What you need to do |
Restate word for word the lines that begin the listing and end with the line holding "8.2, 8.5, 10.0]".

-- begin --

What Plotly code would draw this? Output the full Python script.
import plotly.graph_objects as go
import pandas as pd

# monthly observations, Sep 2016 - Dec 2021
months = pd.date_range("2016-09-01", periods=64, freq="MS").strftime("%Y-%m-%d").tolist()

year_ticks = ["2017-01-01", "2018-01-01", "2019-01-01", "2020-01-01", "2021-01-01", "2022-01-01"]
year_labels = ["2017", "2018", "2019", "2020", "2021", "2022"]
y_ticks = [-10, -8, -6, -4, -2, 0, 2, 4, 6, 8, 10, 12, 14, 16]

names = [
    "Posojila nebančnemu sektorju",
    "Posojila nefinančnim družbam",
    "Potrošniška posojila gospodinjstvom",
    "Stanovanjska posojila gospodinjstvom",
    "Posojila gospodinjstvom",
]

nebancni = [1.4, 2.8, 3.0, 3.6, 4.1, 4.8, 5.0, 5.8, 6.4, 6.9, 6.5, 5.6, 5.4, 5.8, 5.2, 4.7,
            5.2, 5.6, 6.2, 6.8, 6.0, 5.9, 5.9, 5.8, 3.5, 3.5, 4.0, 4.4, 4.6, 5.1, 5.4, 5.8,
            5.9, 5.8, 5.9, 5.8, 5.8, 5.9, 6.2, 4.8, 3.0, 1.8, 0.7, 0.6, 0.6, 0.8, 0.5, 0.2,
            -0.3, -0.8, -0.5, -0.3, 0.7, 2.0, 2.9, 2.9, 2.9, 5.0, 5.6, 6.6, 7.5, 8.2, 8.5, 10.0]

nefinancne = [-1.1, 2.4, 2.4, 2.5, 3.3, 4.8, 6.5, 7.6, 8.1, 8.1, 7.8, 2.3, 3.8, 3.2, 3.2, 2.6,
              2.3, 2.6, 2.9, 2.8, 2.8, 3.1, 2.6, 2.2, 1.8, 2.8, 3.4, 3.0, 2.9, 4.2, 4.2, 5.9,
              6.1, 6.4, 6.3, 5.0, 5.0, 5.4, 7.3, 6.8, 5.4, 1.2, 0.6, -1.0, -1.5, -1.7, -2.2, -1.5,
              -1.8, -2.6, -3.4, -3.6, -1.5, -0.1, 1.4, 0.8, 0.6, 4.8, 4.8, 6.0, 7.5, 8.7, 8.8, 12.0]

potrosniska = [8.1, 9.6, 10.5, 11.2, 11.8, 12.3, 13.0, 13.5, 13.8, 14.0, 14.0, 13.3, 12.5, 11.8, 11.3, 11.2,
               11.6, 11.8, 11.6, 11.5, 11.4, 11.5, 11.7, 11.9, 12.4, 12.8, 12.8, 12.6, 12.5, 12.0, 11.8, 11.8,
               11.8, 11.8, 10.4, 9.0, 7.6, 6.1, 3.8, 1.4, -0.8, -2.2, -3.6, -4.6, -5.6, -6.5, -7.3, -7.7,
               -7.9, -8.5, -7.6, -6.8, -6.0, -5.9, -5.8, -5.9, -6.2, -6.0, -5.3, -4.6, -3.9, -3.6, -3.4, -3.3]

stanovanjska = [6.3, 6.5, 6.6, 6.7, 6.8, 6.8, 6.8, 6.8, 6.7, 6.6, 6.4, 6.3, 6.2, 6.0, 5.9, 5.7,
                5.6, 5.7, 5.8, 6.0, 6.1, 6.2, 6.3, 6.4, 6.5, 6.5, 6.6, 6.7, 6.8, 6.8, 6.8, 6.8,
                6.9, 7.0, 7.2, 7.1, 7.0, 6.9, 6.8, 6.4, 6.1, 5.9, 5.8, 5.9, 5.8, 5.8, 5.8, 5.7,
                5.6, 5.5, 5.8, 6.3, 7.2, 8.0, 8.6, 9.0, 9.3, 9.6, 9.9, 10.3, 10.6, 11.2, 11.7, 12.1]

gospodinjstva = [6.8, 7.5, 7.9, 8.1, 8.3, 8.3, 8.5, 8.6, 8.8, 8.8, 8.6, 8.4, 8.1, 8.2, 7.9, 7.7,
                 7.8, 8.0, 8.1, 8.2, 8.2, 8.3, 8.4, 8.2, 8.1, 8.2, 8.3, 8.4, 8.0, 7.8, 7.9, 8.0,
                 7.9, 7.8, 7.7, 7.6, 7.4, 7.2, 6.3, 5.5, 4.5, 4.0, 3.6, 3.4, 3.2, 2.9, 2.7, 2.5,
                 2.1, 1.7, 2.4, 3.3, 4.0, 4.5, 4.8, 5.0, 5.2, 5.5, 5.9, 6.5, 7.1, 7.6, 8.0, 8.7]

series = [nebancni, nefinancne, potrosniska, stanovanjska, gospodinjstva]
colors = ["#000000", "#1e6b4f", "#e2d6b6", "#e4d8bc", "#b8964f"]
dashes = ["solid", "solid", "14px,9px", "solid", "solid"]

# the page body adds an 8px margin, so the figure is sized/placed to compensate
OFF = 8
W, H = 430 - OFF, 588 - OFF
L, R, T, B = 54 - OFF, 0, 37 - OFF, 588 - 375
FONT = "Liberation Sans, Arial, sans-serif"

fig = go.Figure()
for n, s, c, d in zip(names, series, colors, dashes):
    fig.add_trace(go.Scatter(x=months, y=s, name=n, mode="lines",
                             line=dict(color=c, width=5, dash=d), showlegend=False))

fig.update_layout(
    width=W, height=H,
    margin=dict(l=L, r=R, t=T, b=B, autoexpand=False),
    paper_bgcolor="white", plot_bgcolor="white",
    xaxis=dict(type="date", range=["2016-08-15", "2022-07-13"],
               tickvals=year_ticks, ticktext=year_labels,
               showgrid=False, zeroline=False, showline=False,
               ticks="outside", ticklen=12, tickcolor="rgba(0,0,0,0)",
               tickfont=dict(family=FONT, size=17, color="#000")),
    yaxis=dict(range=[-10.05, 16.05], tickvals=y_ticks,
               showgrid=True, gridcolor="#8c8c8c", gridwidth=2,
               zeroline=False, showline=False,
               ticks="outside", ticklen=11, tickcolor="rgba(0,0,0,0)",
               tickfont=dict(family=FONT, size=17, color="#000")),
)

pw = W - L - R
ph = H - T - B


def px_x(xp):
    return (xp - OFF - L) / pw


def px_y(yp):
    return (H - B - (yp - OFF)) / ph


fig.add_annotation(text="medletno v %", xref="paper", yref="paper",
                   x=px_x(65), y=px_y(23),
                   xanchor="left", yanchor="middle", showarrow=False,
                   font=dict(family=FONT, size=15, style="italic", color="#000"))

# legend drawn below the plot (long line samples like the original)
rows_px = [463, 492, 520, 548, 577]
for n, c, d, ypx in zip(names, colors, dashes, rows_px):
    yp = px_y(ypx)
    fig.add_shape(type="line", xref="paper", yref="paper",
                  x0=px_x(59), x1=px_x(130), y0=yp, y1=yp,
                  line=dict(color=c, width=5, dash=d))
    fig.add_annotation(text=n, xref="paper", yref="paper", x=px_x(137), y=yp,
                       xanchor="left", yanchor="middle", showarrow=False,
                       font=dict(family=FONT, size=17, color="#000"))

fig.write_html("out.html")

-- end --

Solution below |
What Plotly code would draw this? Output the full Python script.
import plotly.graph_objects as go
import pandas as pd

# monthly observations, Sep 2016 - Dec 2021
months = pd.date_range("2016-09-01", periods=64, freq="MS").strftime("%Y-%m-%d").tolist()

year_ticks = ["2017-01-01", "2018-01-01", "2019-01-01", "2020-01-01", "2021-01-01", "2022-01-01"]
year_labels = ["2017", "2018", "2019", "2020", "2021", "2022"]
y_ticks = [-10, -8, -6, -4, -2, 0, 2, 4, 6, 8, 10, 12, 14, 16]

names = [
    "Posojila nebančnemu sektorju",
    "Posojila nefinančnim družbam",
    "Potrošniška posojila gospodinjstvom",
    "Stanovanjska posojila gospodinjstvom",
    "Posojila gospodinjstvom",
]

nebancni = [1.4, 2.8, 3.0, 3.6, 4.1, 4.8, 5.0, 5.8, 6.4, 6.9, 6.5, 5.6, 5.4, 5.8, 5.2, 4.7,
            5.2, 5.6, 6.2, 6.8, 6.0, 5.9, 5.9, 5.8, 3.5, 3.5, 4.0, 4.4, 4.6, 5.1, 5.4, 5.8,
            5.9, 5.8, 5.9, 5.8, 5.8, 5.9, 6.2, 4.8, 3.0, 1.8, 0.7, 0.6, 0.6, 0.8, 0.5, 0.2,
            -0.3, -0.8, -0.5, -0.3, 0.7, 2.0, 2.9, 2.9, 2.9, 5.0, 5.6, 6.6, 7.5, 8.2, 8.5, 10.0]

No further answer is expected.